The Foundations of Measurement
The concept of measuring earthquakes dates back to ancient China, with the invention of the seismoscope around 132 AD. Modern magnitude scales, however, trace their lineage to Charles Richter in the 1930s. His original definition, known as the Richter magnitude scale, was specific to Southern California and used a particular type of seismograph. Because the ground motion he measured depends on the distance to the earthquake, the scale was eventually refined into what is now the moment magnitude scale, which provides a consistent measurement across any distance and is the standard used for significant earthquakes today.
How the Numbers Translate to Reality
The logarithmic nature of the scale means that the differences between magnitudes are not linear but exponential. An earthquake of magnitude 5 is not merely twice as strong as a magnitude 2.5; it is approximately 1,000 times more powerful in terms of energy release. Consequently, a magnitude 6.0 quake can cause moderate damage to buildings, while a magnitude 7.0 event can be catastrophic, destroying entire communities and reshaping landscapes.

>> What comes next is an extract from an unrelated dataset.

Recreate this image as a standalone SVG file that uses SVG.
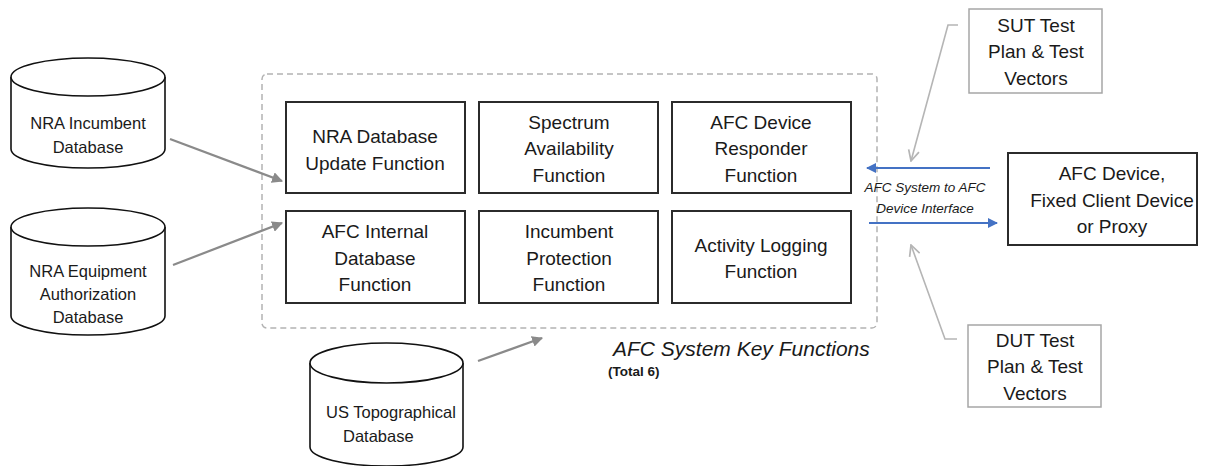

Comparing Celestial Events
The utility of the magnitude scale extends far beyond Earth. Astronomers use a similar logarithmic system to measure the brightness of stars and the intensity of gamma-ray bursts. In the cosmos, a difference of 5 magnitudes corresponds to a factor of exactly 100 in brightness. This consistent framework allows scientists to categorize the vast range of stellar luminosities, from faint red dwarfs to the most energetic supernovae, providing a universal language for discussing the universe's energy output.
Limitations and Modern Applications
It is crucial to distinguish between magnitude and intensity. Magnitude is a fixed number for a specific earthquake, representing the total energy released at its source. Intensity, however, describes the effects of that earthquake at a specific location, which can vary dramatically depending on the distance from the fault line and local building conditions. Modern seismic networks calculate magnitude in real-time, providing critical data that informs emergency response and helps engineers design structures that can withstand the forces of nature.
Tsunamis and Secondary Effects
While magnitude is the primary indicator of an earthquake's power, it does not tell the whole story regarding the resulting hazards. The potential for a tsunami, for example, depends heavily on the type of fault movement and the displacement of the seafloor. A high-magnitude undersea quake with the correct vertical shift poses a significant tsunami risk, as seen in historical events that caused damage thousands of kilometers from the epicenter. Understanding the magnitude scale helps authorities assess these cascading risks and issue timely warnings to protect coastal populations.
Visualizing the Scale
The wide range of seismic energy is often visualized using the moment magnitude scale chart, which maps magnitudes to their observable effects. This reference helps the public understand the severity of an event beyond the abstract number. From the gentle shaking of a magnitude 3.0 event, often felt only by those indoors, to the ground rupture of a magnitude 9.0 event capable of leveling cities, the scale serves as a vital tool for public education and scientific communication.